Here’s the same plane from another angle:
According to the description from the Chinese Aircraft Encyclopedia, this was the Q-5E prototype that carries two unnamed laser guided bombs, first flown in 1999. The Q-5F laser guidance aircraft with the targeting pod first flew in 2000. The idea was to employ buddy lasing with one or more Q-5F carrying drop tanks guiding LGBs dropped from multiple Q-5Es also carrying drop tanks, as equipping both the bombs and a targeting pod would mean a significant reduction in combat radius. The bombs were said to be shelved when development wrapped up in 2004 [2]. It was replaced by the Q-5L which first flew later in the same year and carried both the pod and LGBs.

However, the other book claims that this was a Q-5F laser guidance aircraft, carrying two unnamed AGMs in place of the extra fuel tanks [3], and that the Q-5E was actually carrying the LT-2/LS-500J that was later used on the Q-5L/N variants, not some prototype LGB.
This book also claimed that the Q-5E was painted in a tricolor camouflage while the Q-5F was unpainted and remained in primer yellow on page 133, further backing up its claim.

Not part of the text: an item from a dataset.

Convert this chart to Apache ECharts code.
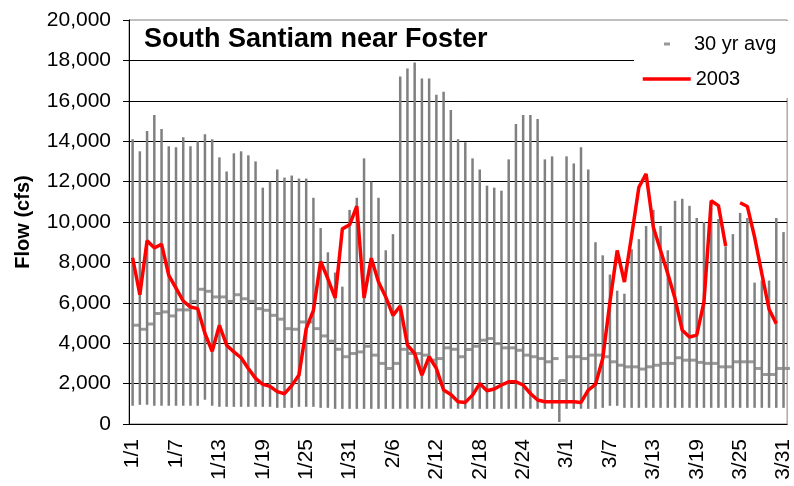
<!DOCTYPE html>
<html>
<head>
<meta charset="utf-8">
<script src="https://cdn.jsdelivr.net/npm/echarts@6/dist/echarts.min.js"></script>
<style>
  html, body { margin: 0; padding: 0; background: #fff; }
  #chart { width: 794px; height: 486px; }
</style>
</head>
<body>
<div id="chart"></div>
<script>
// day labels Jan 1 .. Mar 31 (30 yr record includes Feb 29)
const monthLengths = [31, 29, 31];
const days = [];
monthLengths.forEach((n, m) => {
  for (let d = 1; d <= n; d++) days.push((m + 1) + '/' + d);
});

// 30 year record: daily max, min and average flow (cfs)
const maxFlow = [
  14100, 13500, 14500, 15300, 14600, 13750, 13700, 14200, 13750, 14000,
  14350, 14100, 13200, 12500, 13400, 13500, 13300, 13000, 11700, 12000,
  12600, 12200, 12300, 12150, 12150, 11200, 9700, 8500, 7500, 6800,
  10600, 11200, 13150, 12000, 11200, 8600, 9400, 17200, 17600, 17900,
  17100, 17100, 16300, 16450, 15550, 14100, 13950, 13150, 12600, 11800,
  11700, 11550, 13100, 14850, 15300, 15300, 15100, 13100, 13250, 2150,
  13250, 12900, 13700, 12600, 9000, 8350, 7400, 6600, 6450, 8650,
  9150, 9800, 10600, 9800, 8600, 11050, 11150, 10800, 10200, 10000,
  10700, 10150, 8800, 9400, 10450, 10200, 7000, 7100, 7100, 10200,
  9500
];
const minFlow = [
  900, 950, 950, 900, 900, 900, 900, 900, 900, 900,
  1200, 900, 850, 850, 850, 850, 850, 850, 850, 850,
  800, 800, 800, 850, 850, 850, 800, 800, 750, 750,
  750, 750, 750, 750, 750, 750, 750, 750, 750, 750,
  750, 750, 750, 750, 750, 750, 750, 750, 750, 750,
  750, 750, 750, 750, 750, 750, 750, 750, 750, 100,
  750, 750, 750, 750, 750, 800, 900, 900, 800, 800,
  800, 800, 800, 800, 800, 800, 800, 800, 800, 800,
  800, 800, 800, 800, 800, 800, 800, 800, 800, 800,
  800
];
const avgFlow = [
  4890, 4690, 4950, 5470, 5550, 5350, 5650, 5650, 6070, 6670,
  6570, 6290, 6290, 6070, 6400, 6200, 6070, 5710, 5630, 5380,
  5190, 4720, 4690, 5050, 5050, 4720, 4360, 4100, 3700, 3330,
  3490, 3570, 3850, 3410, 3000, 2750, 3000, 3700, 3490, 3490,
  3410, 3160, 3240, 3770, 3700, 3330, 3690, 3850, 4150, 4230,
  3980, 3770, 3770, 3650, 3410, 3330, 3240, 3080, 3240, 2150,
  3330, 3330, 3240, 3410, 3410, 3330, 3080, 2910, 2830, 2830,
  2720, 2830, 2910, 3000, 3000, 3280, 3160, 3160, 3050, 3000,
  3000, 2830, 2830, 3080, 3080, 3080, 2750, 2450, 2450, 2750,
  2750
];
// 2003 daily flow (cfs), gaps are missing days
const flow2003 = [
  8230, 6400, 9070, 8720, 8900, 7360, 6730, 6090, 5790, 5710,
  4480, 3600, 4890, 3900, 3570, 3280, 2750, 2260, 1960, 1860,
  1600, 1500, 1900, 2420, 4720, 5630, 8050, 7190, 6240, 9660,
  9860, 10780, 6240, 8210, 7030, 6290, 5380, 5840, 3900, 3490,
  2420, 3330, 2750, 1680, 1460, 1100, 1070, 1430, 2000, 1650,
  1730, 1930, 2090, 2090, 1930, 1510, 1190, 1100, 1100, 1100,
  1100, 1100, 1070, 1680, 1960, 3240, 6040, 8590, 7030, 9330,
  11720, 12380, 9740, 8590, 7440, 6210, 4640, 4310, 4400, 6040,
  11050, 10810, 8810, null, 10950, 10770, 9250, 7440, 5680, 4970,
  null
];

const font = 'Liberation Sans, Arial, sans-serif';
const chart = echarts.init(document.getElementById('chart'));

const option = {
  animation: false,
  backgroundColor: '#fff',
  textStyle: { fontFamily: font },
  title: {
    text: 'South Santiam near Foster',
    left: 144,
    top: 26,
    padding: 0,
    textStyle: { fontFamily: font, fontSize: 27, fontWeight: 'bold', color: '#000' }
  },
  legend: [
    {
      data: [{ name: '30 yr avg', icon: 'rect' }],
      left: 664,
      top: 34,
      padding: 0,
      itemWidth: 6,
      itemHeight: 3,
      textStyle: { fontFamily: font, fontSize: 20, color: '#000', padding: [0, 0, 0, 19] }
    },
    {
      data: ['2003'],
      left: 641,
      top: 69,
      padding: 0,
      itemWidth: 48,
      itemHeight: 14,
      itemStyle: { opacity: 0 },
      lineStyle: { color: '#ff0000', width: 3.5 },
      textStyle: { fontFamily: font, fontSize: 20, color: '#000' }
    }
  ],
  graphic: [
    {
      type: 'rect',
      z: 3,
      shape: { x: 634, y: 21, width: 155.5, height: 77 },
      style: { fill: '#fff' }
    }
  ],
  grid: {
    left: 129,
    right: 4,
    top: 20,
    bottom: 62,
    show: true,
    borderColor: '#808080',
    borderWidth: 1
  },
  xAxis: {
    type: 'category',
    data: days,
    boundaryGap: true,
    axisLine: { lineStyle: { color: '#000', width: 1 } },
    axisTick: { interval: 0, length: 5, lineStyle: { color: '#000' } },
    axisLabel: {
      interval: 5,
      rotate: 90,
      margin: 15,
      padding: [0, 0, 10, 0],
      fontFamily: font,
      fontSize: 21,
      color: '#000'
    },
    splitLine: { show: false }
  },
  yAxis: {
    type: 'value',
    min: 0,
    max: 20000,
    interval: 2000,
    name: 'Flow (cfs)',
    nameLocation: 'middle',
    nameRotate: 90,
    nameGap: 96,
    nameTextStyle: { fontFamily: font, fontSize: 20, fontWeight: 'bold', color: '#000' },
    axisLine: { show: true, lineStyle: { color: '#000', width: 1 } },
    axisTick: { show: true, length: 6, lineStyle: { color: '#000' } },
    axisLabel: {
      margin: 18,
      fontFamily: font,
      fontSize: 21,
      color: '#000',
      formatter: v => v.toLocaleString('en-US')
    },
    splitLine: { show: true, showMaxLine: false, lineStyle: { color: '#000', width: 1 } }
  },
  series: [
    {
      name: 'range',
      type: 'custom',
      data: days.map((d, i) => [i, minFlow[i], maxFlow[i]]),
      encode: { x: 0, y: [1, 2] },
      renderItem: function (params, api) {
        const lo = api.coord([api.value(0), api.value(1)]);
        const hi = api.coord([api.value(0), api.value(2)]);
        return {
          type: 'line',
          shape: { x1: lo[0], y1: lo[1], x2: hi[0], y2: hi[1] },
          style: { stroke: '#808080', lineWidth: 2.5 }
        };
      },
      z: 1
    },
    {
      name: '30 yr avg',
      type: 'scatter',
      data: avgFlow,
      symbol: 'rect',
      symbolSize: [7, 3],
      symbolOffset: [3, 0],
      itemStyle: { color: '#808080' },
      z: 2
    },
    {
      name: '2003',
      type: 'line',
      data: flow2003,
      symbol: 'none',
      connectNulls: false,
      lineStyle: { color: '#ff0000', width: 3.5 },
      itemStyle: { color: '#ff0000' },
      z: 3
    }
  ]
};

chart.setOption(option);
</script>
</body>
</html>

Indeed, we can find an actual image of the Q-5E with the LT-2/LS-500J here:

So I’m inclined to think that it was indeed some sort of prototype AGMs. The warhead also resembles a transparent seeker window.

[1] Chinese Aircraft Encyclopedia, Page 145
[2] Chinese Aircraft Encyclopedia, Page 157-158
[3] 东风乍起-中国强-5强击机传纪, Page 79


Bonus: Here’s a Q-5 (probably a Q-5L judging from the white livery) carrying a 250kg FT-6 gliding guided bomb with a claimed max range of 80km. Obviously it was an inert for accuracy testing and it was 4.5m off the target.

If the claim below from 东风乍起-中国强-5强击机传纪 is correct, then all 3 sets of wing pylons can carry these lightweight guided ordinances:

The inboard and outboard (lightweight) pylons are now capable of carrying these smaller AGMs, significantly increasing the Q-5L’s suspended armament, improving its combat capabilities and mission versatility.